China remains the focus of attention on the global commodities front and for good reason. For the time being at least, China continues to be the driver for overseas scrap metal demand, and not just for nonferrous metal.
Out of all destinations, mainland China has registered the largest year-on-year gain in demand for U.S. ferrous scrap in 2017. According to Census Bureau trade data, year-to-date U.S. exports of ferrous scrap (ex-stainless and alloy steel scrap) to China more than tripled to 430,707 metric tons during Jan-Jul 2017, a net gain of nearly 300,000 metric tons as compared to the first 7 months of 2016. Other ferrous scrap growth markets this year include Mexico, Vietnam, Bangladesh, Taiwan, Canada, Pakistan, and Ecuador:
Higher iron ore prices, rising steel production, and a weaker dollar have all been widely cited as drivers of growth for ferrous scrap demand in China and globally this year. Of note, despite the weaker dollar (which makes imports into the U.S. relatively more expensive), U.S. imports of ferrous scrap have also been surging higher this year. Excluding stainless steel and alloy steel scrap, U.S. ferrous scrap imports are up nearly 27 percent by volume to 2.3 million metric tons through July. Not surprisingly, Canada remains the major source of ferrous scrap flows into the country, but according to Census Bureau data China is also sending (small quantities of) ferrous scrap to the U.S. Here's the trend in U.S. ferrous scrap imports this year:
More recently, falling steel rebar and iron ore futures in China have been signaling that the Chinese commodities rally is running out of steam. Here’s the trend in steel rebar futures at the Shanghai Futures Exchange:
The reversal in Chinese steel and raw material prices also has important implications for U.S. steel and ferrous scrap prices. American Metal Market is reporting their hot-rolled coil index dropped 1.9 percent to $608.20 per short ton this month while most published sources indicate that the expected gain in ferrous scrap tags in September did not materialize amid cooler scrap demand from the steel mills.

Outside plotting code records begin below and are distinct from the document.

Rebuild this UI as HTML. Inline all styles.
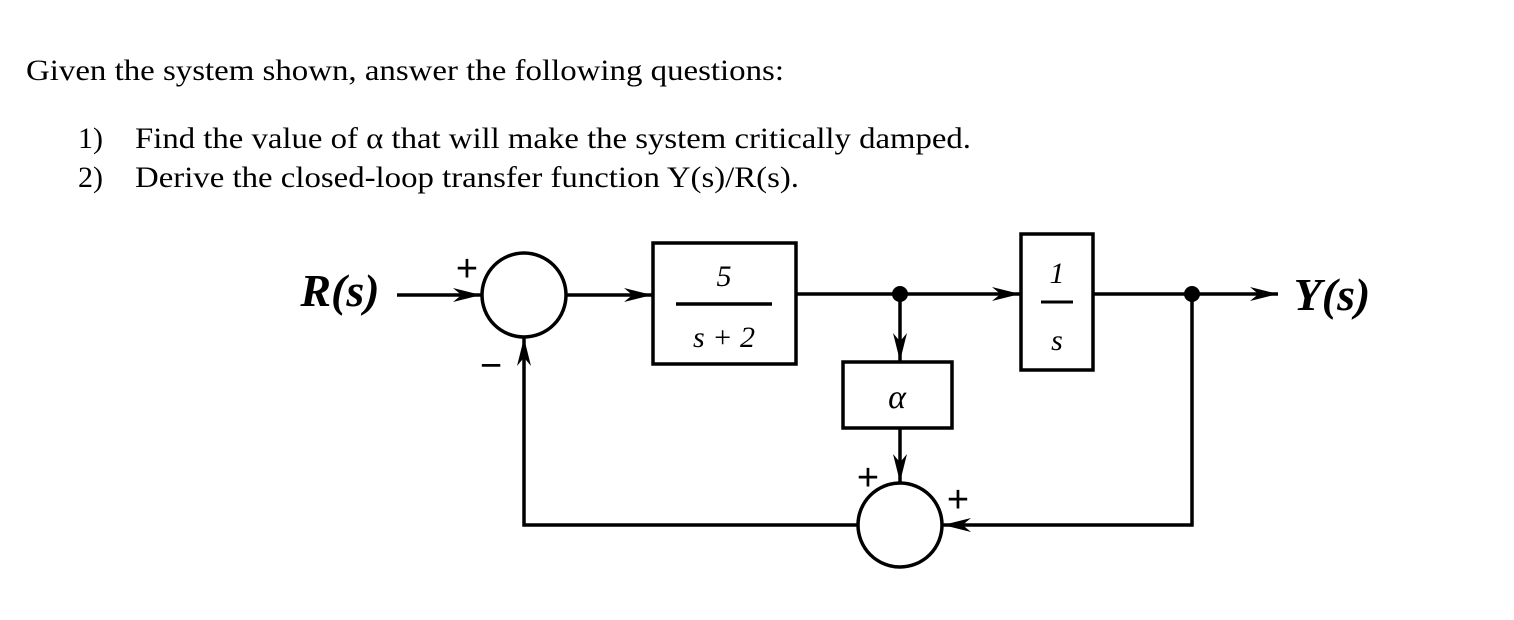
<!DOCTYPE html>
<html><head><meta charset="utf-8"><style>
html,body{margin:0;padding:0;background:#fff;}
svg{display:block;}
</style></head><body>
<svg width="1514" height="620" viewBox="0 0 1514 620" xmlns="http://www.w3.org/2000/svg">
<defs>
<marker id="ah" viewBox="0 0 20 10" refX="20" refY="5" markerWidth="40" markerHeight="14" markerUnits="userSpaceOnUse" orient="auto">
<path d="M0,0 L20,5 L0,10 L6,5 Z" fill="#000"/>
</marker>
</defs>
<g font-family="Liberation Serif, serif" fill="#000">
<text x="26" y="80" font-size="30" textLength="758" lengthAdjust="spacingAndGlyphs">Given the system shown, answer the following questions:</text>
<text x="78" y="148" font-size="30">1)</text>
<text x="135" y="148" font-size="30" textLength="836" lengthAdjust="spacingAndGlyphs">Find the value of α that will make the system critically damped.</text>
<text x="78" y="187" font-size="30">2)</text>
<text x="135" y="187" font-size="30" textLength="664" lengthAdjust="spacingAndGlyphs">Derive the closed-loop transfer function Y(s)/R(s).</text>
</g>
<g stroke="#000" stroke-width="3.5" fill="none">
<circle cx="524" cy="295" r="42"/>
<circle cx="900" cy="525" r="42"/>
<rect x="653" y="243" width="143" height="121"/>
<rect x="1021" y="234" width="72" height="136"/>
<rect x="843" y="362" width="109" height="66"/>
<line x1="397" y1="295" x2="481" y2="295" marker-end="url(#ah)"/>
<line x1="566" y1="295" x2="652" y2="295" marker-end="url(#ah)"/>
<line x1="796" y1="294" x2="1020" y2="294" marker-end="url(#ah)"/>
<line x1="1093" y1="294" x2="1278" y2="294" marker-end="url(#ah)"/>
<line x1="900" y1="294" x2="900" y2="361" marker-end="url(#ah)"/>
<line x1="900" y1="428" x2="900" y2="482" marker-end="url(#ah)"/>
<polyline points="1192,294 1192,525 1000,525"/>
<line x1="1000" y1="525" x2="943" y2="525" marker-end="url(#ah)"/>
<polyline points="858,525 524,525 524,400"/>
<line x1="524" y1="400" x2="524" y2="338" marker-end="url(#ah)"/>
<line x1="676" y1="304" x2="772" y2="304"/>
<line x1="1041" y1="302" x2="1073" y2="302" stroke-width="3"/>
</g>
<circle cx="900" cy="294" r="8" fill="#000"/>
<circle cx="1192" cy="294" r="8" fill="#000"/>
<g font-family="Liberation Sans, sans-serif" font-size="38" fill="#000" text-anchor="middle">
<text x="467" y="281">+</text>
<text x="491" y="378">−</text>
<text x="868" y="490">+</text>
<text x="958" y="512">+</text>
</g>
<g font-family="Liberation Serif, serif" font-style="italic" fill="#000" text-anchor="middle">
<text x="340" y="306" font-size="46" font-weight="bold">R(s)</text>
<text x="1332" y="310" font-size="46" font-weight="bold">Y(s)</text>
<text x="724" y="286" font-size="30">5</text>
<text x="724" y="347" font-size="30">s + 2</text>
<text x="1057" y="283" font-size="30">1</text>
<text x="1057" y="350" font-size="30">s</text>
<text x="897" y="408" font-size="34">α</text>
</g>
</svg>
</body></html>
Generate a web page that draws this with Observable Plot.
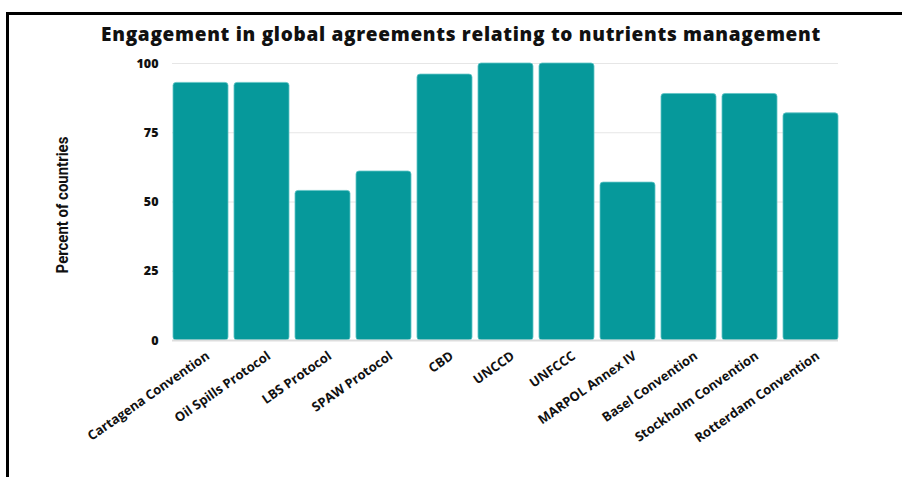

Even so, U.S. steel production is still outpacing last year’s performance, which bodes well for scrap demand. The American Iron and Steel Institute reports year-to-date U.S. steel production (through September 23) increased 3.6 percent year-on-year to nearly 66.1 million net tons while the capacity utilization rate improved to 74.6 percent, up from 72.1 percent during the corresponding period last year.